WHAT YOU WILL DO
Leave out the pictures and copy everything else in the entries exactly.

GIVEN RECORDS
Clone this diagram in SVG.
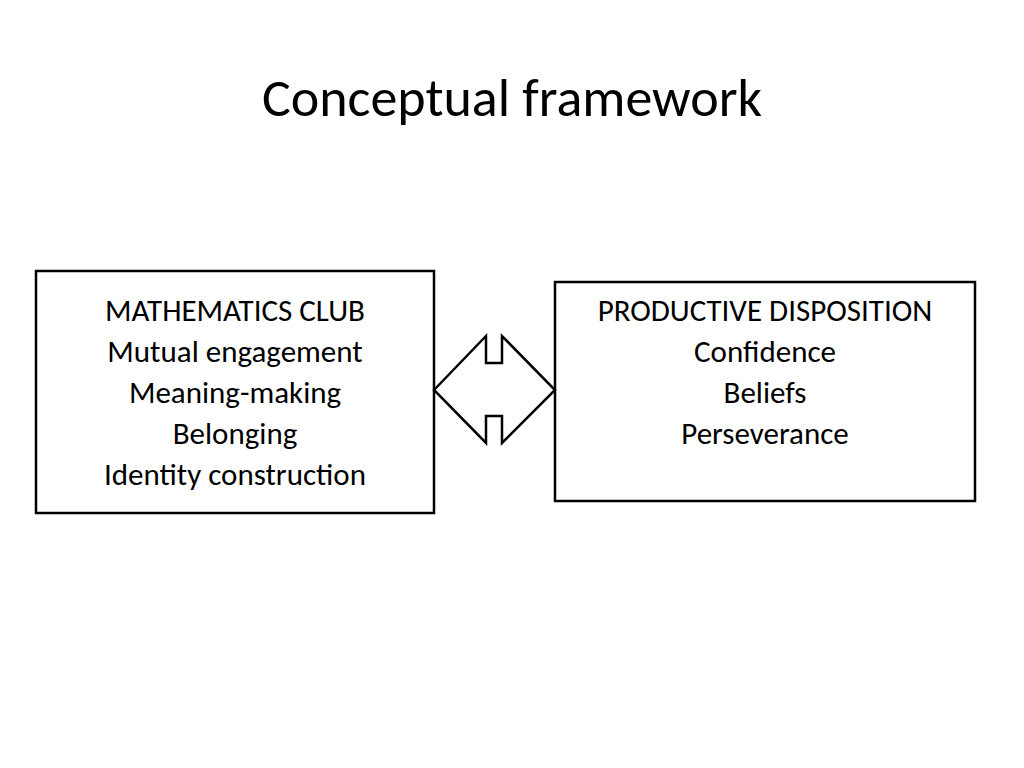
<svg xmlns="http://www.w3.org/2000/svg" width="1024" height="768" viewBox="0 0 1024 768">
<style>
text{font-family:Calibri,Carlito,"Liberation Sans",sans-serif;fill:#000}
.t{font-size:31px}
.n{fill:#fff;stroke:#000;stroke-width:2.5}
</style>
<rect width="1024" height="768" fill="#fff"/>
<text x="512" y="116" text-anchor="middle" font-size="54">Conceptual framework</text>
<g id="club"><rect class="n" x="36" y="271" width="398" height="242"/>
<text class="t" text-anchor="middle" x="235" y="321">MATHEMATICS CLUB</text>
<text class="t" text-anchor="middle" x="235" y="362">Mutual engagement</text>
<text class="t" text-anchor="middle" x="235" y="403">Meaning-making</text>
<text class="t" text-anchor="middle" x="235" y="444">Belonging</text>
<text class="t" text-anchor="middle" x="235" y="485">Identity construction</text></g>
<g id="disp"><rect class="n" x="555" y="282" width="420" height="219"/>
<text class="t" text-anchor="middle" x="765" y="321">PRODUCTIVE DISPOSITION</text>
<text class="t" text-anchor="middle" x="765" y="362">Confidence</text>
<text class="t" text-anchor="middle" x="765" y="403">Beliefs</text>
<text class="t" text-anchor="middle" x="765" y="444">Perseverance</text></g>
<g id="connectors"><path d="M434 390 L486 336 L486 363 L502 363 L502 336 L555 390 L502 443 L502 416 L486 416 L486 443 Z" fill="#fff" stroke="#000" stroke-width="2.5" stroke-linejoin="miter"/></g>
</svg>
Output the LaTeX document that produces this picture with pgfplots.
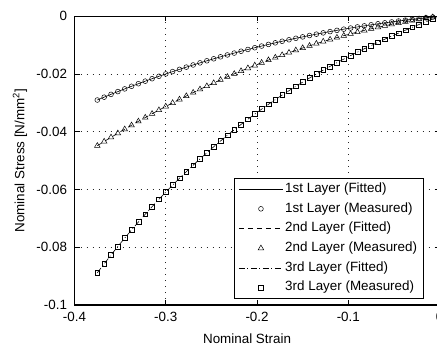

ANSWER FOR THE TASK
Clone this diagram in SVG.
<svg xmlns="http://www.w3.org/2000/svg" width="1024" height="768" viewBox="0 0 1024 768">
<style>
text{font-family:Calibri,Carlito,"Liberation Sans",sans-serif;fill:#000}
.t{font-size:31px}
.n{fill:#fff;stroke:#000;stroke-width:2.5}
</style>
<rect width="1024" height="768" fill="#fff"/>
<text x="512" y="116" text-anchor="middle" font-size="54">Conceptual framework</text>
<g id="club"><rect class="n" x="36" y="271" width="398" height="242"/>
<text class="t" text-anchor="middle" x="235" y="321">MATHEMATICS CLUB</text>
<text class="t" text-anchor="middle" x="235" y="362">Mutual engagement</text>
<text class="t" text-anchor="middle" x="235" y="403">Meaning-making</text>
<text class="t" text-anchor="middle" x="235" y="444">Belonging</text>
<text class="t" text-anchor="middle" x="235" y="485">Identity construction</text></g>
<g id="disp"><rect class="n" x="555" y="282" width="420" height="219"/>
<text class="t" text-anchor="middle" x="765" y="321">PRODUCTIVE DISPOSITION</text>
<text class="t" text-anchor="middle" x="765" y="362">Confidence</text>
<text class="t" text-anchor="middle" x="765" y="403">Beliefs</text>
<text class="t" text-anchor="middle" x="765" y="444">Perseverance</text></g>
<g id="connectors"><path d="M434 390 L486 336 L486 363 L502 363 L502 336 L555 390 L502 443 L502 416 L486 416 L486 443 Z" fill="#fff" stroke="#000" stroke-width="2.5" stroke-linejoin="miter"/></g>
</svg>
Output the LaTeX document that produces this picture with pgfplots.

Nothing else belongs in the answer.